** WHAT IS NEEDED **
The data below should be printed in full, exactly, and without any of its images.

** DATA EXCERPT **
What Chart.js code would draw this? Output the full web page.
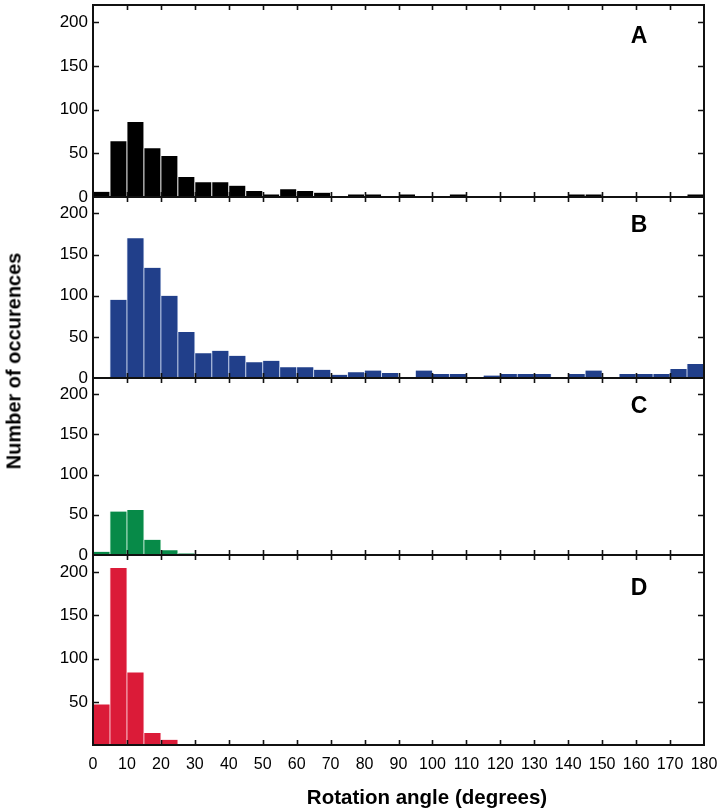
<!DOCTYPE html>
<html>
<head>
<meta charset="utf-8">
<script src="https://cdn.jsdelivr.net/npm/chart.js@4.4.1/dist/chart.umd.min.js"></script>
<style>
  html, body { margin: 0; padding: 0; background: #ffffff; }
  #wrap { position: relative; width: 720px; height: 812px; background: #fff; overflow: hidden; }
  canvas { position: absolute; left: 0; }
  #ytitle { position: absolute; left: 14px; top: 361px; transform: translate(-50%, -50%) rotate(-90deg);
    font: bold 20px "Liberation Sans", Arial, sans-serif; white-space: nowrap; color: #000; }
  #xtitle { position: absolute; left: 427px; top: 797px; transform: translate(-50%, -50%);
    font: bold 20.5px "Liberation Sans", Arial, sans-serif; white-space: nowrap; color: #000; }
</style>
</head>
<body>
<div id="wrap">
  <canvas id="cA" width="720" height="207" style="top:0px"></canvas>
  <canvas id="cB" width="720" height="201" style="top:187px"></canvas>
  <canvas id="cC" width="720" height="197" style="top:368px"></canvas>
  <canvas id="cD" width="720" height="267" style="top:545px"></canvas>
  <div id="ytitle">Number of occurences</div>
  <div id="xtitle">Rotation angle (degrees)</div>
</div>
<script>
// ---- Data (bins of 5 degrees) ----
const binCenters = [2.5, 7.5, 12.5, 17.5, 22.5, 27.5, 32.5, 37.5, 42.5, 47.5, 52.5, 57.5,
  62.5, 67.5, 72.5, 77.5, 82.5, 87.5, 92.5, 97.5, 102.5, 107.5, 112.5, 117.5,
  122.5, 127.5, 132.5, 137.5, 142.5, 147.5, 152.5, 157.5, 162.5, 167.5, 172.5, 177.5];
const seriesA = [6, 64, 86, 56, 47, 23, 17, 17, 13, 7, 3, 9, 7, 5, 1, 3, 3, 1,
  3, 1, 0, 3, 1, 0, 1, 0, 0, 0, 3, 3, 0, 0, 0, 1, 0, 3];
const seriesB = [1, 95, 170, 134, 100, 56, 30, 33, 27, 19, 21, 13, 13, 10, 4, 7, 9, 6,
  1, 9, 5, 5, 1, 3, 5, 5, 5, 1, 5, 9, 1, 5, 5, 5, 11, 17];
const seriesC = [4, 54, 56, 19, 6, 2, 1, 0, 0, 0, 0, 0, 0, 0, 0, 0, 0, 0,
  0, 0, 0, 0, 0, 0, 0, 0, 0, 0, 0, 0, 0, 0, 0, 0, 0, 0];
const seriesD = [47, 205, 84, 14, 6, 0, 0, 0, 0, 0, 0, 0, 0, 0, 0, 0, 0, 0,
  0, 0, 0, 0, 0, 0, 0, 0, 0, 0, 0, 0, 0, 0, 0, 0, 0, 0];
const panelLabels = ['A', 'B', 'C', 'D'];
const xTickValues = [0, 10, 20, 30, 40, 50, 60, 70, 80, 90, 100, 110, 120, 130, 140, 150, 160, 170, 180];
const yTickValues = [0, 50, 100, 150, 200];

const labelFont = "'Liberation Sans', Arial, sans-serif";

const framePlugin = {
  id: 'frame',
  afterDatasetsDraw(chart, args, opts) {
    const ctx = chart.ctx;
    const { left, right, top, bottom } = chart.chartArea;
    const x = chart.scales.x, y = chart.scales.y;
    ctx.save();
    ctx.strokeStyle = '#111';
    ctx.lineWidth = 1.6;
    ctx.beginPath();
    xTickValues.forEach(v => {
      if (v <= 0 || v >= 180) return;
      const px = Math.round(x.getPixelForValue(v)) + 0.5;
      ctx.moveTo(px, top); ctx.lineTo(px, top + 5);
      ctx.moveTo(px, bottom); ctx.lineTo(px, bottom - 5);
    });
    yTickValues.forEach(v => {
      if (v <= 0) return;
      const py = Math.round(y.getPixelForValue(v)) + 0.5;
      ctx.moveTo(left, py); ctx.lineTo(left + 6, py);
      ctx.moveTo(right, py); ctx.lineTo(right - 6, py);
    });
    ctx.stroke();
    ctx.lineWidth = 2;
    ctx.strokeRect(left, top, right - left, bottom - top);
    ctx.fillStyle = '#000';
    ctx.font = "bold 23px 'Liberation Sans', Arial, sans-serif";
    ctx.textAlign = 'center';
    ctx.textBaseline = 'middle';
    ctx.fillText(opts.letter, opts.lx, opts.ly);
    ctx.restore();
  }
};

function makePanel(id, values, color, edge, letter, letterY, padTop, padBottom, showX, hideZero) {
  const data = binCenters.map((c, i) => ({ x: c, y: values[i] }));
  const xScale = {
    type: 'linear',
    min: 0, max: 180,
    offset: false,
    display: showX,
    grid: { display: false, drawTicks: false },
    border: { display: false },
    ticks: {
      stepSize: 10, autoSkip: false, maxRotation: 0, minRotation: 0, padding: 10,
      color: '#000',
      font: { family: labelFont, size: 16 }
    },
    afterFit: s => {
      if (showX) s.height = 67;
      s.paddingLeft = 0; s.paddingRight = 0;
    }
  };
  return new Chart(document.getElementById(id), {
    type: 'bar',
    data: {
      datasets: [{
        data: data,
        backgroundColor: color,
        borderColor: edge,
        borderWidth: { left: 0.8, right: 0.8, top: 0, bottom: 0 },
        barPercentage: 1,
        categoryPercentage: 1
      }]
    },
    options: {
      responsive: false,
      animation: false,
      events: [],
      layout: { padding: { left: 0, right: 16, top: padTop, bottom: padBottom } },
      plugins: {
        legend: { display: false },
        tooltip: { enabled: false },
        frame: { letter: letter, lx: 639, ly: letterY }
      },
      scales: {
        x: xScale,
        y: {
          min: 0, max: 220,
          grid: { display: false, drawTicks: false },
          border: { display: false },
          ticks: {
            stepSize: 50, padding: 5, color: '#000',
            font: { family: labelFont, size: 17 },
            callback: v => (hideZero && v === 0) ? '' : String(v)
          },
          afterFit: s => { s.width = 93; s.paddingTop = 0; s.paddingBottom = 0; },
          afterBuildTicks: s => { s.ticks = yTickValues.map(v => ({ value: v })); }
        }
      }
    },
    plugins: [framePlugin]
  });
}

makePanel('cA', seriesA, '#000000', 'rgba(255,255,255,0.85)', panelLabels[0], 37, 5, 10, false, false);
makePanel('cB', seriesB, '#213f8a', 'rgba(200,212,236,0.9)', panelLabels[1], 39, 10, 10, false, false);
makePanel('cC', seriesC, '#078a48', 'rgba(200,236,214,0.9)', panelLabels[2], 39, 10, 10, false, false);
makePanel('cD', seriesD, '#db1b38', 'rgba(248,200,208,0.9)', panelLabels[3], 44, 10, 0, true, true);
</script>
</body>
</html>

** WRITTEN ANSWER **
What Chart.js code would draw this? Output the full web page.
<!DOCTYPE html>
<html>
<head>
<meta charset="utf-8">
<script src="https://cdn.jsdelivr.net/npm/chart.js@4.4.1/dist/chart.umd.min.js"></script>
<style>
  html, body { margin: 0; padding: 0; background: #ffffff; }
  #wrap { position: relative; width: 720px; height: 812px; background: #fff; overflow: hidden; }
  canvas { position: absolute; left: 0; }
  #ytitle { position: absolute; left: 14px; top: 361px; transform: translate(-50%, -50%) rotate(-90deg);
    font: bold 20px "Liberation Sans", Arial, sans-serif; white-space: nowrap; color: #000; }
  #xtitle { position: absolute; left: 427px; top: 797px; transform: translate(-50%, -50%);
    font: bold 20.5px "Liberation Sans", Arial, sans-serif; white-space: nowrap; color: #000; }
</style>
</head>
<body>
<div id="wrap">
  <canvas id="cA" width="720" height="207" style="top:0px"></canvas>
  <canvas id="cB" width="720" height="201" style="top:187px"></canvas>
  <canvas id="cC" width="720" height="197" style="top:368px"></canvas>
  <canvas id="cD" width="720" height="267" style="top:545px"></canvas>
  <div id="ytitle">Number of occurences</div>
  <div id="xtitle">Rotation angle (degrees)</div>
</div>
<script>
// ---- Data (bins of 5 degrees) ----
const binCenters = [2.5, 7.5, 12.5, 17.5, 22.5, 27.5, 32.5, 37.5, 42.5, 47.5, 52.5, 57.5,
  62.5, 67.5, 72.5, 77.5, 82.5, 87.5, 92.5, 97.5, 102.5, 107.5, 112.5, 117.5,
  122.5, 127.5, 132.5, 137.5, 142.5, 147.5, 152.5, 157.5, 162.5, 167.5, 172.5, 177.5];
const seriesA = [6, 64, 86, 56, 47, 23, 17, 17, 13, 7, 3, 9, 7, 5, 1, 3, 3, 1,
  3, 1, 0, 3, 1, 0, 1, 0, 0, 0, 3, 3, 0, 0, 0, 1, 0, 3];
const seriesB = [1, 95, 170, 134, 100, 56, 30, 33, 27, 19, 21, 13, 13, 10, 4, 7, 9, 6,
  1, 9, 5, 5, 1, 3, 5, 5, 5, 1, 5, 9, 1, 5, 5, 5, 11, 17];
const seriesC = [4, 54, 56, 19, 6, 2, 1, 0, 0, 0, 0, 0, 0, 0, 0, 0, 0, 0,
  0, 0, 0, 0, 0, 0, 0, 0, 0, 0, 0, 0, 0, 0, 0, 0, 0, 0];
const seriesD = [47, 205, 84, 14, 6, 0, 0, 0, 0, 0, 0, 0, 0, 0, 0, 0, 0, 0,
  0, 0, 0, 0, 0, 0, 0, 0, 0, 0, 0, 0, 0, 0, 0, 0, 0, 0];
const panelLabels = ['A', 'B', 'C', 'D'];
const xTickValues = [0, 10, 20, 30, 40, 50, 60, 70, 80, 90, 100, 110, 120, 130, 140, 150, 160, 170, 180];
const yTickValues = [0, 50, 100, 150, 200];

const labelFont = "'Liberation Sans', Arial, sans-serif";

const framePlugin = {
  id: 'frame',
  afterDatasetsDraw(chart, args, opts) {
    const ctx = chart.ctx;
    const { left, right, top, bottom } = chart.chartArea;
    const x = chart.scales.x, y = chart.scales.y;
    ctx.save();
    ctx.strokeStyle = '#111';
    ctx.lineWidth = 1.6;
    ctx.beginPath();
    xTickValues.forEach(v => {
      if (v <= 0 || v >= 180) return;
      const px = Math.round(x.getPixelForValue(v)) + 0.5;
      ctx.moveTo(px, top); ctx.lineTo(px, top + 5);
      ctx.moveTo(px, bottom); ctx.lineTo(px, bottom - 5);
    });
    yTickValues.forEach(v => {
      if (v <= 0) return;
      const py = Math.round(y.getPixelForValue(v)) + 0.5;
      ctx.moveTo(left, py); ctx.lineTo(left + 6, py);
      ctx.moveTo(right, py); ctx.lineTo(right - 6, py);
    });
    ctx.stroke();
    ctx.lineWidth = 2;
    ctx.strokeRect(left, top, right - left, bottom - top);
    ctx.fillStyle = '#000';
    ctx.font = "bold 23px 'Liberation Sans', Arial, sans-serif";
    ctx.textAlign = 'center';
    ctx.textBaseline = 'middle';
    ctx.fillText(opts.letter, opts.lx, opts.ly);
    ctx.restore();
  }
};

function makePanel(id, values, color, edge, letter, letterY, padTop, padBottom, showX, hideZero) {
  const data = binCenters.map((c, i) => ({ x: c, y: values[i] }));
  const xScale = {
    type: 'linear',
    min: 0, max: 180,
    offset: false,
    display: showX,
    grid: { display: false, drawTicks: false },
    border: { display: false },
    ticks: {
      stepSize: 10, autoSkip: false, maxRotation: 0, minRotation: 0, padding: 10,
      color: '#000',
      font: { family: labelFont, size: 16 }
    },
    afterFit: s => {
      if (showX) s.height = 67;
      s.paddingLeft = 0; s.paddingRight = 0;
    }
  };
  return new Chart(document.getElementById(id), {
    type: 'bar',
    data: {
      datasets: [{
        data: data,
        backgroundColor: color,
        borderColor: edge,
        borderWidth: { left: 0.8, right: 0.8, top: 0, bottom: 0 },
        barPercentage: 1,
        categoryPercentage: 1
      }]
    },
    options: {
      responsive: false,
      animation: false,
      events: [],
      layout: { padding: { left: 0, right: 16, top: padTop, bottom: padBottom } },
      plugins: {
        legend: { display: false },
        tooltip: { enabled: false },
        frame: { letter: letter, lx: 639, ly: letterY }
      },
      scales: {
        x: xScale,
        y: {
          min: 0, max: 220,
          grid: { display: false, drawTicks: false },
          border: { display: false },
          ticks: {
            stepSize: 50, padding: 5, color: '#000',
            font: { family: labelFont, size: 17 },
            callback: v => (hideZero && v === 0) ? '' : String(v)
          },
          afterFit: s => { s.width = 93; s.paddingTop = 0; s.paddingBottom = 0; },
          afterBuildTicks: s => { s.ticks = yTickValues.map(v => ({ value: v })); }
        }
      }
    },
    plugins: [framePlugin]
  });
}

makePanel('cA', seriesA, '#000000', 'rgba(255,255,255,0.85)', panelLabels[0], 37, 5, 10, false, false);
makePanel('cB', seriesB, '#213f8a', 'rgba(200,212,236,0.9)', panelLabels[1], 39, 10, 10, false, false);
makePanel('cC', seriesC, '#078a48', 'rgba(200,236,214,0.9)', panelLabels[2], 39, 10, 10, false, false);
makePanel('cD', seriesD, '#db1b38', 'rgba(248,200,208,0.9)', panelLabels[3], 44, 10, 0, true, true);
</script>
</body>
</html>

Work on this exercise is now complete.